Practical Reliability Analysis of GPGPUs in the Wild: From Systems to Applications

General Purpose Graphics Processing Units (GPGPUs) have rapidly evolved to enable energy-efficient data-parallel computing for a broad range of scientific areas. While GPUs achieve exascale performance at a stringent power budget, they are also susceptible to soft errors (faults), often caused by high-energy particle strikes, that can significantly affect application output quality. As those applications are normally long-running, investigating the characteristics of GPU errors becomes imperative to better understand the reliability of such systems. In this talk, I will present a study of the system conditions that trigger GPU soft errors using a six-month trace data collected from a large-scale, operational HPC system from Oak Ridge National Lab.

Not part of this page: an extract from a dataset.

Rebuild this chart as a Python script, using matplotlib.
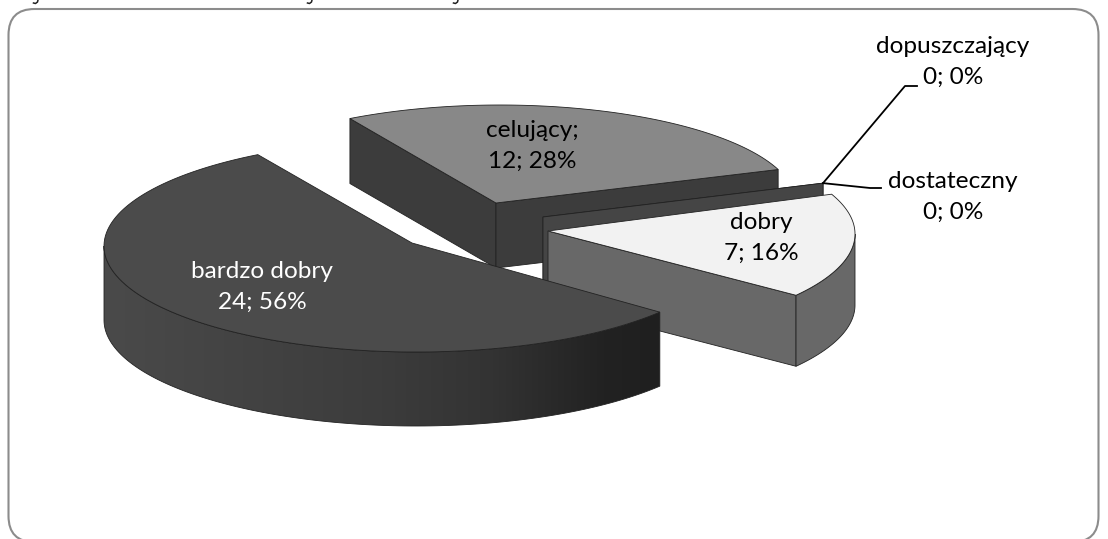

Workload characteristics, certain GPU cards, temperature and power consumption could be indicative of GPU faults, but it is non-trivial to exploit them for error prediction. Motivated by these observations and challenges, I will show how machine-learning-based error prediction models can capture the hidden interactions among system and workload properties. The above findings beg the question: how can one better understand the resilience of applications if faults are bound to happen? To this end, I will illustrate the challenges of comprehensive fault injection in GPGPU applications and outline a novel fault injection solution that captures the error resilience profile of GPGPU applications.